— START Working data —

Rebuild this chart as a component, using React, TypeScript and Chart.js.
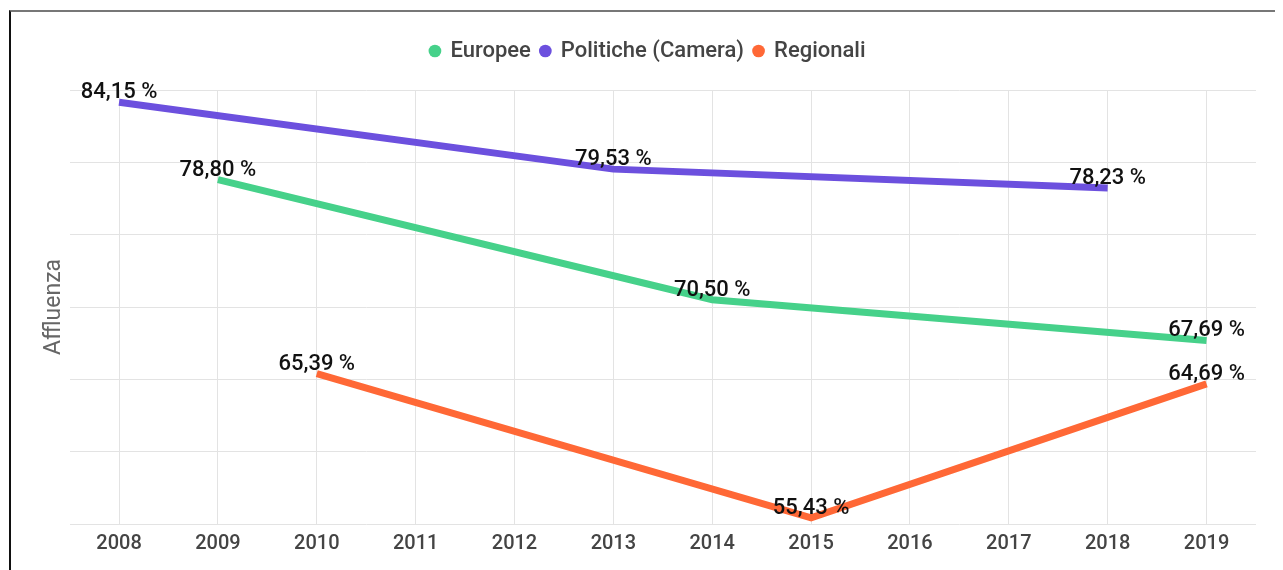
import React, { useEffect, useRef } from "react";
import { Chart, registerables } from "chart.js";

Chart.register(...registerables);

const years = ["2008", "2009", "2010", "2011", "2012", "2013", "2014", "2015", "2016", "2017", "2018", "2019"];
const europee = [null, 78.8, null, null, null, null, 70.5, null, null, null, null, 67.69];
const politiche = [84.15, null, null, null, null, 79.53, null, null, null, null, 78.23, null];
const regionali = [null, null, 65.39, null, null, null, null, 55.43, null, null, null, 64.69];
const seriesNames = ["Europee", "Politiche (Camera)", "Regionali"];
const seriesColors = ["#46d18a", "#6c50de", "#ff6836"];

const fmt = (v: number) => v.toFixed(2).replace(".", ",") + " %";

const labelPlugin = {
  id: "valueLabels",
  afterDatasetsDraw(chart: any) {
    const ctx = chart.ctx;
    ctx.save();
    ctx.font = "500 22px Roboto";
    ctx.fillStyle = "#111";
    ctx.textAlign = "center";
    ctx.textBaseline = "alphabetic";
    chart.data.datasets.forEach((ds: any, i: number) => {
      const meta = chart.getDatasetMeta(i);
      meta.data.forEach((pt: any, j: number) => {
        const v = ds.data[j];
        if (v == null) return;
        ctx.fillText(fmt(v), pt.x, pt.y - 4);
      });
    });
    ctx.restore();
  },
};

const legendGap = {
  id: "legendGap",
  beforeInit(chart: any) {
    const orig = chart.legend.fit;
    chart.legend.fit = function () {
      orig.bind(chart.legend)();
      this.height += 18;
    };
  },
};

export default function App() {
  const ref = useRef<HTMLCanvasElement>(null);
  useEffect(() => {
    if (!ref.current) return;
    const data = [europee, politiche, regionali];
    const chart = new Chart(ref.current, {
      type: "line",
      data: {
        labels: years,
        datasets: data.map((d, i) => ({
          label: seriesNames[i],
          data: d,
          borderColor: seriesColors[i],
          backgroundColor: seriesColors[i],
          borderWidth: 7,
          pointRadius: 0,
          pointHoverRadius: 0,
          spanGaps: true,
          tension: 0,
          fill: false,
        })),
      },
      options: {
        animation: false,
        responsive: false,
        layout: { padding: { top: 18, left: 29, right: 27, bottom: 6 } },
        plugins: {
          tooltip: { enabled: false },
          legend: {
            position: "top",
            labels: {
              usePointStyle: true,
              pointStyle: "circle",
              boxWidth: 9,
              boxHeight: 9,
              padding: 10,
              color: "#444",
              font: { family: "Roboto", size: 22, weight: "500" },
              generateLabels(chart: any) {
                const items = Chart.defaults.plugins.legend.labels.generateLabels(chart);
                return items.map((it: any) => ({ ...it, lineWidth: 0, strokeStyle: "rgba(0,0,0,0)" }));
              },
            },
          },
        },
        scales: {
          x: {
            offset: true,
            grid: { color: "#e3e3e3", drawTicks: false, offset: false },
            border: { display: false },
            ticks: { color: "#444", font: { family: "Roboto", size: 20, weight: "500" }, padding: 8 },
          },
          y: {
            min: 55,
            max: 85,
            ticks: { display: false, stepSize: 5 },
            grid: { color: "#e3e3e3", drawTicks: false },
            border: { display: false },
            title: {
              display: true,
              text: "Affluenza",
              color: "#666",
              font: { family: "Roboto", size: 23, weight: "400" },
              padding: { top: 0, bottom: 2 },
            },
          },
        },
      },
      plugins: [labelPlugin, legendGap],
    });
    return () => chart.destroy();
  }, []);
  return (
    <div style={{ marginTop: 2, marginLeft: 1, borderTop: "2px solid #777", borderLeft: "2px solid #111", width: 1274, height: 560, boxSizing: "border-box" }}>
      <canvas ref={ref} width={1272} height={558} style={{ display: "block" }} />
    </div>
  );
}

— END Working data —
— START Working data —

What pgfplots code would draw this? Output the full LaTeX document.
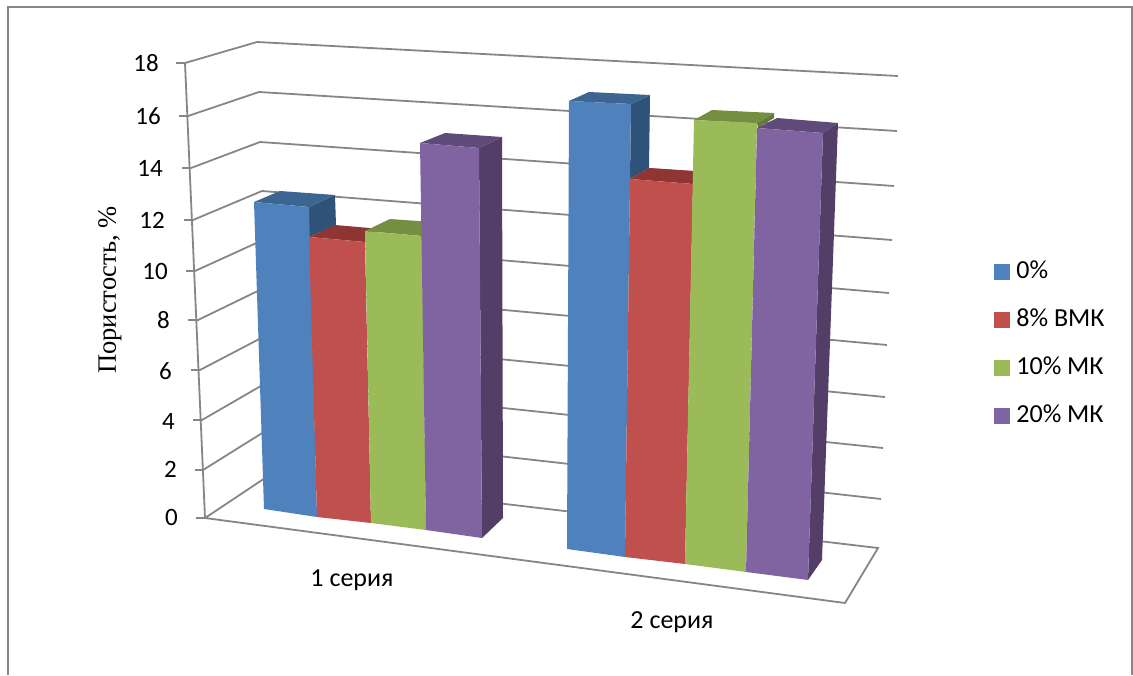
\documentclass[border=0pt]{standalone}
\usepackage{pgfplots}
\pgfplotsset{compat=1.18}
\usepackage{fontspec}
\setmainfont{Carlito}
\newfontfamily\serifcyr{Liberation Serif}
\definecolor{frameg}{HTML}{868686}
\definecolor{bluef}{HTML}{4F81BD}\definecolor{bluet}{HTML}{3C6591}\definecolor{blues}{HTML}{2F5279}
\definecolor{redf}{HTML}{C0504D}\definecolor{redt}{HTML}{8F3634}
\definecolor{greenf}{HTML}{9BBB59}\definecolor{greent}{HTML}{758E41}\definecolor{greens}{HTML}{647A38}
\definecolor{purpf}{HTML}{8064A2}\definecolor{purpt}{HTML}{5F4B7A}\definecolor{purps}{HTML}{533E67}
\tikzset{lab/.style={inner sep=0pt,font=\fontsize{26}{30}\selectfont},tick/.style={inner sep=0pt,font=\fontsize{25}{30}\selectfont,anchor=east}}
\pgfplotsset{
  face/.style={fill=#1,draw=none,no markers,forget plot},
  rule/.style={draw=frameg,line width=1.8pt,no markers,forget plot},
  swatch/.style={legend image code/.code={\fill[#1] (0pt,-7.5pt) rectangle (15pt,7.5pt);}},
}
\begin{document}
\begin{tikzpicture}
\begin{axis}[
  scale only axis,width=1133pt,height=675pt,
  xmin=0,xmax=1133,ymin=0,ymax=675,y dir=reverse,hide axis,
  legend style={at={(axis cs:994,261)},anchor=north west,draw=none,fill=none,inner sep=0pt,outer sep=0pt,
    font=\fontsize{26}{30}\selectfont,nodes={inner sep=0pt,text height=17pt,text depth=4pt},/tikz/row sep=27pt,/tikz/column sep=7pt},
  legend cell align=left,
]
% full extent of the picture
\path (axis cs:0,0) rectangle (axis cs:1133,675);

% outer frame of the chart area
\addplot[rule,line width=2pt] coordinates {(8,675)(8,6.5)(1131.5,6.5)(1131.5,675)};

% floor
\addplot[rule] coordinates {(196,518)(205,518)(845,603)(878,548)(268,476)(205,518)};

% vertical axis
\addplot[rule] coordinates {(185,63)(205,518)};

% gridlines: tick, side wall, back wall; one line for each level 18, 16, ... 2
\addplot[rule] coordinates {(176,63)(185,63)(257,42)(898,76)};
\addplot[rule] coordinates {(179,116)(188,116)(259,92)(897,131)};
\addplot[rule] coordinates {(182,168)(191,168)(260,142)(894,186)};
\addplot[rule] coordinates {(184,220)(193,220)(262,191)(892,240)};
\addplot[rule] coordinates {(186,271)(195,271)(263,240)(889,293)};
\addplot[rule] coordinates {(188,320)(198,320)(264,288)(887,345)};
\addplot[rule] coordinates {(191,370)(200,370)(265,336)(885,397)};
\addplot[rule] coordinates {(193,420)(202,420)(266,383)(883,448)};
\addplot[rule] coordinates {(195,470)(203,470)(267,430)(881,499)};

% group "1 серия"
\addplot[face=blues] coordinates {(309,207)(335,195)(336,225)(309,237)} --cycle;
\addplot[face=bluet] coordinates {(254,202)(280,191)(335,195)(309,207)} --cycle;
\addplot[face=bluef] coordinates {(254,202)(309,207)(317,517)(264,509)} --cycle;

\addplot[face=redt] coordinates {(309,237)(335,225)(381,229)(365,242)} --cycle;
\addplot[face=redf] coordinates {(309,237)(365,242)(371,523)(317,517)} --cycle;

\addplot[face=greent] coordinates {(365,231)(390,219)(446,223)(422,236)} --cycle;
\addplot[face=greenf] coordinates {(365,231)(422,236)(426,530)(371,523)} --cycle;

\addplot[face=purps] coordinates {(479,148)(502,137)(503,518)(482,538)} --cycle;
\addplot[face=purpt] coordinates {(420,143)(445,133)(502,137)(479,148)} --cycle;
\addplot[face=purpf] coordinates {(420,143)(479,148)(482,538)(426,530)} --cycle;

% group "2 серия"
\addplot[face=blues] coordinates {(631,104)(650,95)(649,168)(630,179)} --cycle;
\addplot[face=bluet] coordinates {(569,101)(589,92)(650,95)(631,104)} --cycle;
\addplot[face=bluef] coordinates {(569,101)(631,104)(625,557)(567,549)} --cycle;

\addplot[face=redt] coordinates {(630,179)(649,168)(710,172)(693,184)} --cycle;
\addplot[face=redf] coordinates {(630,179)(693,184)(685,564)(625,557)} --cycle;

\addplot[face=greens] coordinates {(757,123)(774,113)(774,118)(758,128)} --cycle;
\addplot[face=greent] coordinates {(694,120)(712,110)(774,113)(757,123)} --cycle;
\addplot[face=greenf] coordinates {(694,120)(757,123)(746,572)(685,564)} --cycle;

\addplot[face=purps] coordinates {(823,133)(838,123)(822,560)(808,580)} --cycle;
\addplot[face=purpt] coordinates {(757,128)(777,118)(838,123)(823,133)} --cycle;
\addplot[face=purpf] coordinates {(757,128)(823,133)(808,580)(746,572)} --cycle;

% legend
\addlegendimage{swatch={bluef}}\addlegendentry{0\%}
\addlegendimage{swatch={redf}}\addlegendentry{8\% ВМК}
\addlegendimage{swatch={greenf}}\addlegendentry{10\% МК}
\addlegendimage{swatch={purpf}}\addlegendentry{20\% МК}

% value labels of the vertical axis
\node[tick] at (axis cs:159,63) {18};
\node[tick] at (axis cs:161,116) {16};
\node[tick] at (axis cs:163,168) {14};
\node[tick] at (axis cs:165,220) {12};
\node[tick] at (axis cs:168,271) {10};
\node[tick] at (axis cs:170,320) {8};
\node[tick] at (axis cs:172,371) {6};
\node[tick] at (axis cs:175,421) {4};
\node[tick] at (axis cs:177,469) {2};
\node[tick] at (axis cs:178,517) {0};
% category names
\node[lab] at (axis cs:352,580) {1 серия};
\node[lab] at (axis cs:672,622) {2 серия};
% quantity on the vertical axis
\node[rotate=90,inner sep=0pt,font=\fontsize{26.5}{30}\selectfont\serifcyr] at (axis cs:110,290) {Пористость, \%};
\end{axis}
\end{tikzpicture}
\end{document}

— END Working data —

> Task goal: Print everything from the line with "Rebuild this chart" down to the line with "Chart.register(...registerables);", both included, exactly as written and without the pictures.

> Result for this exercise:
Rebuild this chart as a component, using React, TypeScript and Chart.js.
import React, { useEffect, useRef } from "react";
import { Chart, registerables } from "chart.js";

Chart.register(...registerables);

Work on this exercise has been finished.